Запасный паровоз бронепоезда набирает скорость. Вдоль полотна тянутся люди с винтовками, часть идет обратно, к городу.
— Куда?
— Говорят, отступаем…
— Неверно! Мы побеждаем, гоним врага!
Проскакиваем стрелку, прямо на запасный путь! Никакой охраны. Вдвоем с машинистом прицепляем вагон со снарядами и тут же возвращаемся к паровозу. Машинист уже возится у рычагов. Я стою еще на земле и внимательно осматриваюсь по сторонам, держась руками за поручни.
— Стой!
Залп в воздух, крик. Через пути мчится группа матросов, они размахивают браунингами и гранатами. У некоторых странные красные повязки через туловище. Впереди Клименко. Он, надрываясь, вопит:
— Большевикам на фронт снарядов не давать! Держи ее, братва!

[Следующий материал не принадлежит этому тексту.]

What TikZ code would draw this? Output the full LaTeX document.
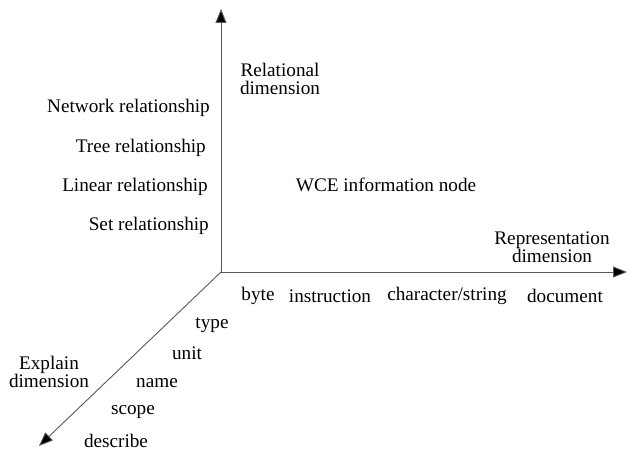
\documentclass[tikz,border=0pt]{standalone}
\usepackage{fontspec}
\setmainfont{Liberation Serif}
\usetikzlibrary{arrows.meta}
\begin{document}
\begin{tikzpicture}[x=1pt,y=-1pt,
  axis/.style={draw=black!65,line width=0.9pt,-{Triangle[length=14pt,width=11pt,fill=black]}},
  lbl/.style={font=\fontsize{19.2}{19.2}\selectfont,inner sep=0pt},
  two/.style={lbl,align=center,font=\fontsize{19.2}{18}\selectfont}]
\useasboundingbox (0,0) rectangle (627,452);
\coordinate (o) at (221,272);
\coordinate (up) at (221,9);
\coordinate (right) at (627,272);
\coordinate (down) at (39,446);
\draw[axis] (o) -- (up);
\draw[axis] (o) -- (right);
\draw[axis] (o) -- (down);
% relational dimension
\node[two] (rel) at (280,79) {Relational\\dimension};
\node[lbl,anchor=east] (net) at (210,108) {Network relationship};
\node[lbl,anchor=east] (tree) at (206,148) {Tree relationship};
\node[lbl,anchor=east] (lin) at (208,187) {Linear relationship};
\node[lbl,anchor=east] (set) at (209,226) {Set relationship};
\node[lbl] (wce) at (386,185) {WCE information node};
% representation dimension
\node[two] (rep) at (552,247) {Representation\\dimension};
\node[lbl] (byte) at (258,296) {byte};
\node[lbl] (ins) at (330,296) {instruction};
\node[lbl] (chr) at (447,296) {character/string};
\node[lbl] (doc) at (565,296) {document};
% explain dimension
\node[two] (exp) at (49,372) {Explain\\dimension};
\node[lbl] (type) at (212,325) {type};
\node[lbl] (unit) at (187,353) {unit};
\node[lbl] (name) at (157,383) {name};
\node[lbl] (scope) at (133,412) {scope};
\node[lbl] (desc) at (116,441) {describe};
\end{tikzpicture}
\end{document}
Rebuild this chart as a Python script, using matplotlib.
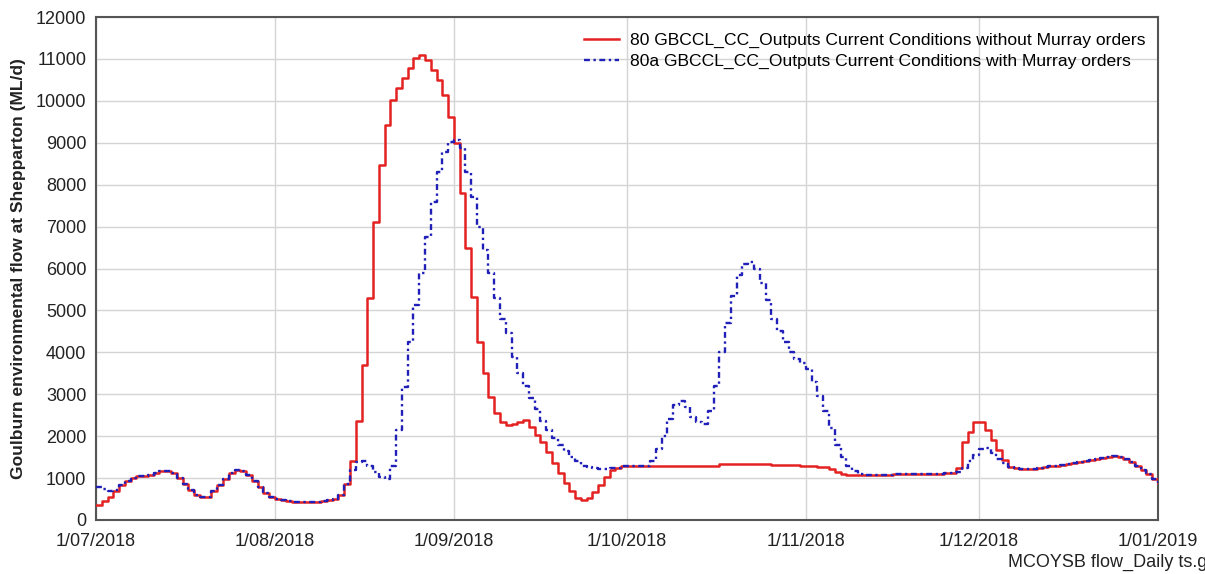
import matplotlib.pyplot as plt
import matplotlib.dates as mdates
import pandas as pd

plt.rcParams['font.family'] = ['Liberation Sans', 'DejaVu Sans']

# daily flows (ML/d), one list per month
red_jul = [360, 450, 550, 680, 830, 930, 1000, 1040, 1060, 1080, 1120, 1160, 1180, 1120, 1000,
           870, 720, 600, 540, 560, 680, 830, 980, 1120, 1190, 1170, 1070, 920, 790, 650, 560]
red_aug = [500, 470, 450, 440, 430, 430, 430, 440, 460, 480, 510, 600, 850, 1400, 2350, 3700,
           5300, 7100, 8470, 9430, 10020, 10310, 10550, 10790, 11020, 11100, 10980, 10740,
           10500, 10140, 9620]
red_sep = [9000, 7800, 6500, 5320, 4250, 3500, 2940, 2550, 2340, 2270, 2300, 2330, 2380, 2220,
           2030, 1850, 1620, 1360, 1120, 880, 680, 520, 480, 520, 670, 830, 1030, 1190, 1250, 1280]
red_oct = [1290, 1290, 1290, 1290, 1290, 1290, 1295, 1300, 1300, 1300, 1300, 1300, 1300, 1300,
           1300, 1300, 1340, 1345, 1345, 1340, 1340, 1335, 1330, 1330, 1325, 1320, 1320, 1315,
           1310, 1305, 1300]
red_nov = [1290, 1280, 1275, 1260, 1220, 1150, 1100, 1080, 1080, 1080, 1080, 1080, 1080, 1085,
           1085, 1090, 1090, 1090, 1095, 1095, 1100, 1100, 1100, 1105, 1110, 1120, 1230, 1870,
           2100, 2330]
red_dec = [2330, 2150, 1900, 1680, 1430, 1260, 1230, 1220, 1210, 1220, 1240, 1260, 1280, 1300,
           1320, 1340, 1360, 1380, 1400, 1430, 1460, 1490, 1510, 1520, 1500, 1450, 1380, 1300,
           1200, 1100, 980]
red_jan = [880]

blue_jul = [790, 730, 680, 720, 830, 930, 1000, 1040, 1060, 1080, 1120, 1160, 1180, 1120, 1000,
            870, 720, 600, 540, 560, 680, 830, 980, 1120, 1190, 1170, 1070, 920, 790, 650, 560]
blue_aug = [500, 470, 450, 440, 430, 430, 430, 440, 460, 480, 510, 600, 850, 1200, 1380, 1400,
            1280, 1150, 1030, 980, 1300, 2150, 3170, 4250, 5130, 5890, 6750, 7590, 8300, 8780, 9020]
blue_sep = [9070, 8880, 8300, 7700, 7000, 6450, 5900, 5300, 4800, 4450, 3900, 3500, 3200, 2900,
            2650, 2350, 2150, 1950, 1800, 1650, 1500, 1400, 1300, 1260, 1230, 1220, 1220, 1240,
            1250, 1280]
blue_oct = [1290, 1290, 1290, 1300, 1400, 1700, 2000, 2400, 2750, 2850, 2700, 2450, 2330, 2300,
            2600, 3200, 4000, 4700, 5350, 5850, 6100, 6150, 6000, 5650, 5250, 4800, 4500, 4250,
            4000, 3850, 3750]
blue_nov = [3600, 3300, 2950, 2600, 2200, 1800, 1500, 1300, 1180, 1100, 1080, 1080, 1080, 1085,
            1085, 1090, 1090, 1090, 1095, 1095, 1100, 1100, 1100, 1105, 1110, 1120, 1150, 1250,
            1400, 1550]
blue_dec = [1700, 1720, 1600, 1450, 1350, 1270, 1230, 1220, 1210, 1220, 1240, 1260, 1280, 1300,
            1320, 1340, 1360, 1380, 1400, 1430, 1460, 1490, 1510, 1520, 1500, 1450, 1380, 1300,
            1200, 1100, 980]
blue_jan = [880]

red = red_jul + red_aug + red_sep + red_oct + red_nov + red_dec + red_jan
blue = blue_jul + blue_aug + blue_sep + blue_oct + blue_nov + blue_dec + blue_jan
days = pd.date_range('2018-07-01', '2019-01-01', freq='D')

red_label = '80 GBCCL_CC_Outputs Current Conditions without Murray orders'
blue_label = '80a GBCCL_CC_Outputs Current Conditions with Murray orders'
y_label = 'Goulburn environmental flow at Shepparton (ML/d)'
footer = 'MCOYSB flow_Daily ts.grf'

fig = plt.figure(figsize=(12.05, 5.74), dpi=100)
ax = fig.add_axes([96 / 1205, 54 / 574, 1062 / 1205, 503 / 574])

ax.plot(days, red, drawstyle='steps-post', color='#e42222', lw=1.8, label=red_label, zorder=3)
ax.plot(days, blue, drawstyle='steps-post', color='#2020b8', lw=1.7,
        linestyle=(0, (2.5, 1.5, 1, 1.5)), label=blue_label, zorder=4)

ax.set_xlim(days[0], days[-1])
ax.set_ylim(0, 12000)
ax.set_yticks(range(0, 12001, 1000))
ax.xaxis.set_major_locator(mdates.MonthLocator())
ax.xaxis.set_major_formatter(mdates.DateFormatter('%-d/%m/%Y'))

ax.grid(True, color='#d4d4d4', lw=1.0)
ax.set_axisbelow(True)
for s in ax.spines.values():
    s.set_color('#555555')
    s.set_linewidth(1.5)
ax.tick_params(length=0, labelsize=13, labelcolor='#222222', pad=7)
ax.tick_params(axis='x', pad=9)
ax.set_ylabel(y_label, fontsize=12.5, fontweight='bold', color='#222222', labelpad=7)

ax.legend(loc='upper right', bbox_to_anchor=(1.003, 1.0), frameon=False, fontsize=12.6,
          handlelength=2.0, handletextpad=0.6, labelspacing=0.3)

# footer runs past the right edge of the figure
fig.text(1008 / 1205, 1 - 562 / 574, footer, fontsize=13, color='#222222', va='center')

fig.savefig('out.png', dpi=100)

Дорога каждая секунда. Паровоз должен уйти.
— Полный ход! — командую машинисту и снимаю с поручней руки.
Паровоз с вагоном одну за другой проскакивает стрелки.
Клименко опешил, выругался вслед. И на меня. Я — к матросам:
— В чем дело, товарищи? Вы что, рехнулись? Что за рев? Почему разорвано знамя?
— Она еще спрашивает! — перебивает Клименко, не давая никому открыть рот. — Нас продали врагам! Нас обошли! Всех перережут, но раньше мы сами тебя прикончим! Верно, ребята?
— Отомстим, перережем! — воют в ответ.
— Да что тут долго говорить! Расстрелять, братва!.. — торопит Клименко.
Надо выиграть время:
— Так не пойдет! Выведи на перрон, скажи всему отряду, за что расстреливаешь, а потом по чести выстрой товарищей, дай команду… Из-за угла действуют только предатели!
— Ее правда! Расстреливать надо прилюдно! — загомонили матросы.
Делать нечего. Клименко чувствует, что сам держится на острие ножа:
— Ладно, ступай…
Я вижу, матросам не по себе. Многие недавно бились рядом. И когда Клименко пытается подтолкнуть меня прикладом, перед его носом помахивают бомбами.
— Снимай с нее, братва, сапоги! — пытается Клименко приблизить развязку.
Я сама стаскиваю сапоги и швыряю ему прямо в лицо.
Этот жест явно понравился матросам. Но мне уже было все безразлично.
Перрон. Сиротливо стоят штабные вагоны. Рядом валяются какие-то бумажки, оборванные провода.
Пытаюсь найти следы боя, увидеть людей.